Before the sale, I pictured in my mind the crowds of impecunious young readers streaming in to enhance their young libraries with carefully chosen really important books from a fifty year, carefully curated, stock; along with the smarter of the half-dozen young dealers who I keep an eye on, mentoring, lecturing, passing it on as I can – who should, as I had done in the early days, begged and borrowed whatever money they could to grasp one of the rare opportunities to quickly enhance their lifelong stocks with something significant – that they wouldn’t otherwise have been financially able to absorb in a lump.

I had already decided which ones I would offer better deals to, offer shelves to cheap, quietly and privately offer extended credit to (contrary to the usual convention of cash and carry).
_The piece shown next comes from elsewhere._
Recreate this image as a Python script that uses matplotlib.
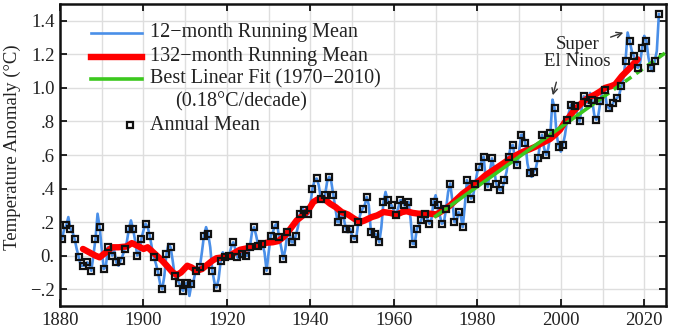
import matplotlib
matplotlib.use('Agg')
import matplotlib.pyplot as plt
import numpy as np

plt.rcParams['font.family'] = ['Liberation Serif', 'DejaVu Serif']

# --------------------------------------------------------------------------
#                         data
# --------------------------------------------------------------------------
years = list(range(1880, 2024))
annual_mean = [
    0.10, 0.18, 0.16, 0.10, -0.01, -0.06, -0.04, -0.09, 0.10, 0.17,   # 1880s
    -0.08, 0.05, 0.00, -0.04, -0.03, 0.04, 0.16, 0.16, 0.00, 0.10,    # 1890s
    0.19, 0.12, -0.01, -0.10, -0.20, 0.01, 0.05, -0.12, -0.16, -0.21,  # 1900s
    -0.16, -0.17, -0.09, -0.07, 0.12, 0.13, -0.09, -0.19, -0.03, -0.01,  # 1910s
    0.00, 0.08, -0.01, 0.01, 0.00, 0.05, 0.17, 0.06, 0.07, -0.09,     # 1920s
    0.12, 0.18, 0.11, -0.02, 0.14, 0.08, 0.12, 0.25, 0.27, 0.25,      # 1930s
    0.40, 0.46, 0.34, 0.36, 0.47, 0.36, 0.20, 0.24, 0.16, 0.16,       # 1940s
    0.10, 0.20, 0.28, 0.35, 0.14, 0.13, 0.08, 0.32, 0.33, 0.30,       # 1950s
    0.24, 0.33, 0.30, 0.32, 0.07, 0.16, 0.21, 0.25, 0.19, 0.32,       # 1960s
    0.30, 0.19, 0.28, 0.43, 0.20, 0.26, 0.17, 0.45, 0.34, 0.43,       # 1970s
    0.53, 0.59, 0.41, 0.58, 0.43, 0.39, 0.45, 0.59, 0.66, 0.54,       # 1980s
    0.72, 0.67, 0.49, 0.50, 0.58, 0.72, 0.60, 0.73, 0.88, 0.65,       # 1990s
    0.66, 0.81, 0.90, 0.89, 0.80, 0.95, 0.91, 0.93, 0.81, 0.92,       # 2000s
    0.99, 0.88, 0.91, 0.94, 1.01, 1.16, 1.28, 1.19, 1.12, 1.24,       # 2010s
    1.28, 1.12, 1.16, 1.44,                                           # 2020s
]

# 12-month running mean at the turn of each year (1881 ... 2023)
jan_years = list(range(1881, 2024))
running_12_jan = [
    0.16, 0.23, 0.14, 0.04, -0.06, -0.06, -0.05, 0.00, 0.25,          # 1881-89
    0.04, -0.06, 0.04, 0.03, -0.06, 0.00, 0.08, 0.21, 0.09, 0.02,     # 1890s
    0.15, 0.17, 0.05, -0.05, -0.17, -0.12, 0.07, -0.03, -0.14, -0.19,  # 1900s
    -0.17, -0.24, -0.15, -0.10, 0.02, 0.17, 0.05, -0.16, -0.14, 0.02,  # 1910s
    -0.02, 0.05, 0.04, -0.02, 0.03, 0.00, 0.14, 0.12, 0.04, 0.02,     # 1920s
    0.02, 0.14, 0.19, 0.05, 0.04, 0.13, 0.08, 0.17, 0.28, 0.24,       # 1930s
    0.31, 0.45, 0.42, 0.32, 0.44, 0.44, 0.28, 0.20, 0.22, 0.14,       # 1940s
    0.12, 0.11, 0.25, 0.30, 0.30, 0.12, 0.12, 0.17, 0.38, 0.30,       # 1950s
    0.27, 0.28, 0.33, 0.30, 0.22, 0.07, 0.18, 0.24, 0.22, 0.22,       # 1960s
    0.36, 0.24, 0.20, 0.38, 0.33, 0.20, 0.24, 0.30, 0.40, 0.36,       # 1970s
    0.50, 0.56, 0.46, 0.50, 0.52, 0.40, 0.40, 0.50, 0.65, 0.58,       # 1980s
    0.62, 0.72, 0.55, 0.47, 0.52, 0.66, 0.64, 0.64, 0.93, 0.72,       # 1990s
    0.62, 0.72, 0.86, 0.90, 0.84, 0.88, 0.92, 0.97, 0.84, 0.84,       # 2000s
    1.00, 0.90, 0.87, 0.93, 0.96, 1.06, 1.33, 1.22, 1.13, 1.15,       # 2010s
    1.31, 1.18, 1.10, 1.22,                                           # 2020s
]

# 132-month running mean
run132_years = [1885.5, 1887, 1888.5, 1889.5, 1891, 1892.5, 1894, 1896, 1897.2, 1898.5,
                1900, 1901, 1903.2, 1904.5, 1905.6, 1907, 1908, 1909, 1910.5, 1911.5,
                1912.7, 1914, 1915, 1916.5, 1917.5, 1919, 1920.7, 1922, 1923.1, 1925,
                1926.3, 1928, 1929.5, 1931, 1932.3, 1933.5, 1934.3, 1935.5, 1936.7, 1937.7,
                1938.7, 1939.7, 1940.7, 1941.7, 1942.7, 1943.7, 1944.7, 1946, 1947.5, 1949,
                1950.5, 1951.9, 1953, 1954.7, 1956, 1957.5, 1959, 1960.7, 1962, 1963,
                1964.5, 1966, 1968, 1970.2, 1972.2, 1973.5, 1975, 1976.5, 1978.2, 1979.5,
                1980.6, 1982, 1983.8, 1985, 1986.2, 1988, 1989.4, 1991, 1992.6, 1994,
                1995, 1996.2, 1997.4, 1998.6, 1999.8, 2000.8, 2001.8, 2003, 2005, 2006.5,
                2008.2, 2009.5, 2010.6, 2012, 2013, 2014.6, 2016.2, 2017.3, 2018.4]
run132_vals = [0.04, 0.02, 0.00, -0.01, 0.02, 0.05, 0.05, 0.055, 0.075, 0.06,
               0.04, 0.05, 0.00, -0.03, -0.06, -0.10, -0.115, -0.10, -0.06, -0.07,
               -0.09, -0.08, -0.06, -0.03, -0.015, -0.01, 0.00, 0.02, 0.035, 0.045,
               0.055, 0.065, 0.077, 0.08, 0.087, 0.11, 0.13, 0.17, 0.21, 0.23,
               0.25, 0.28, 0.32, 0.335, 0.345, 0.33, 0.31, 0.29, 0.26, 0.245,
               0.22, 0.20, 0.21, 0.23, 0.24, 0.26, 0.255, 0.245, 0.26, 0.265,
               0.255, 0.25, 0.252, 0.246, 0.276, 0.30, 0.335, 0.37, 0.40, 0.43,
               0.45, 0.48, 0.51, 0.53, 0.55, 0.58, 0.60, 0.62, 0.635, 0.65,
               0.665, 0.68, 0.695, 0.72, 0.75, 0.79, 0.82, 0.86, 0.91, 0.94,
               0.96, 0.98, 1.00, 1.01, 1.02, 1.07, 1.11, 1.14, 1.17]

# best linear fit 1970-2010 and its extension
fit_years = [1970, 2010]
fit_vals = [0.235, 0.943]
ext_years = [2010, 2025.5]
ext_vals = [0.943, 1.217]

x_ticks = [1880, 1900, 1920, 1940, 1960, 1980, 2000, 2020]
y_ticks = [-0.2, 0.0, 0.2, 0.4, 0.6, 0.8, 1.0, 1.2, 1.4]
y_ticklabels = ['\u2212.2', '0.', '.2', '.4', '.6', '.8', '1.0', '1.2', '1.4']

# --------------------------------------------------------------------------
#                                 figure
# --------------------------------------------------------------------------
BLUE = '#4a8fe8'
RED = '#ff0000'
GREEN = '#3cc81e'
TXT = '#222222'

fig = plt.figure(figsize=(6.74, 3.29), dpi=100)
ax = fig.add_axes([60 / 674, 23 / 329, 606 / 674, 302 / 329])

# 12-month running mean: annual values at mid-year, running values at year turn
blue_t = [y + 0.5 for y in years] + jan_years
blue_v = annual_mean + running_12_jan
order = np.argsort(blue_t)
ax.plot(np.array(blue_t)[order], np.array(blue_v)[order], color=BLUE, lw=1.9,
        solid_joinstyle='round', zorder=2)

ax.plot(run132_years, run132_vals, color=RED, lw=4.6, solid_capstyle='round',
        solid_joinstyle='round', zorder=3)
ax.plot(fit_years, fit_vals, color=GREEN, lw=2.6, zorder=4)
ax.plot(ext_years, ext_vals, color=GREEN, lw=2.6, ls=(0, (2.2, 1.6)), zorder=4)

ax.plot([y + 0.5 for y in years], annual_mean, ls='none', marker='s', ms=4.8,
        mfc='none', mec='#111111', mew=1.6, zorder=5)

ax.set_xlim(1880, 2025.2)
ax.set_ylim(-0.3, 1.5)
ax.set_xticks(x_ticks)
ax.set_yticks(y_ticks)
ax.set_yticklabels(y_ticklabels)
ax.set_xticks(np.arange(1890, 2025, 10), minor=True)
ax.grid(True, which='both', axis='x', color='#dedede', lw=1.0, zorder=0)
ax.grid(True, which='major', axis='y', color='#dedede', lw=1.0, zorder=0)
ax.tick_params(which='major', direction='in', top=True, right=True, length=5,
               width=1.2, labelsize=13.5, labelcolor=TXT, pad=4)
ax.tick_params(which='minor', length=0)
for s in ax.spines.values():
    s.set_linewidth(1.8)
    s.set_color('#111111')

fig.text(12 / 674, 1 - 147 / 329, 'Temperature Anomaly (\u00b0C)', rotation=90,
         ha='center', va='center', fontsize=13.5, color=TXT)

# legend drawn by hand
tr = ax.transAxes
def fx(px):
    return (px - 60) / 606
def fy(py):
    return (306 - py) / 302

ax.plot([fx(91), fx(142)], [fy(33), fy(33)], color=BLUE, lw=1.9, transform=tr)
ax.plot([fx(91), fx(142)], [fy(57), fy(57)], color=RED, lw=4.6, transform=tr)
ax.plot([fx(91), fx(142)], [fy(79), fy(79)], color=GREEN, lw=2.6, transform=tr)
ax.plot([fx(130)], [fy(125)], ls='none', marker='s', ms=4.8, mfc='none',
        mec='#111111', mew=1.6, transform=tr)
legend_rows = [(150, 33, '12\u2212month Running Mean'),
               (150, 57, '132\u2212month Running Mean'),
               (150, 79, 'Best Linear Fit (1970\u22122010)'),
               (175, 102, '(0.18\u00b0C/decade)'),
               (150, 125, 'Annual Mean')]
for px, py, label in legend_rows:
    ax.text(fx(px), fy(py), label, transform=tr, ha='left', va='center',
            fontsize=14.5, color=TXT)

# Super El Nino annotation
ax.text(2004, 1.21, 'Super\nEl Ninos', ha='center', va='center', fontsize=13.5,
        color=TXT, linespacing=1.0)
arrow = dict(arrowstyle='->', color='#333333', lw=1.0, mutation_scale=10)
ax.annotate('', xy=(2015.6, 1.335), xytext=(2011.3, 1.297), arrowprops=arrow)
ax.annotate('', xy=(1997.9, 0.94), xytext=(1999.1, 1.05), arrowprops=arrow)

fig.savefig('out.png', dpi=100)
In other words, I was to curate the dissolution of my beloved stock as carefully as I had cultivated it as I built it. Always, in the back o my mind, I remembered the terrible things I had heard about Peter Howard’s Serendipity Books after he died. With two daughters neither of whom knew or cared about books, his stock had been decimated, dumped. Some rescued by old friends and colleagues to continue some scheme or plan. It was through some of these friends that I heard some of the horrible stories; I’m sure there are lots of others of which I’m unaware. But what happened was that the greatest, most important stock of modern literature in America (probably the world) went up in smoke. Peter had said things before he died. He understood and accepted that this was how the trade works; the books, as long as they go back into the flow (“You must enter the stream,” says Jim Harrison) will survive, even flourish for the next wave of canny scouts, but still…

I also agree with that view as the true basis of the collecting philosophy, but it still pains one to notice on your shelf some ludicrously obscure item and find yourself thinking every time, “Who will recognize what that really is?”

But in the end, you have to believe that some will. The world doesn’t stop with us.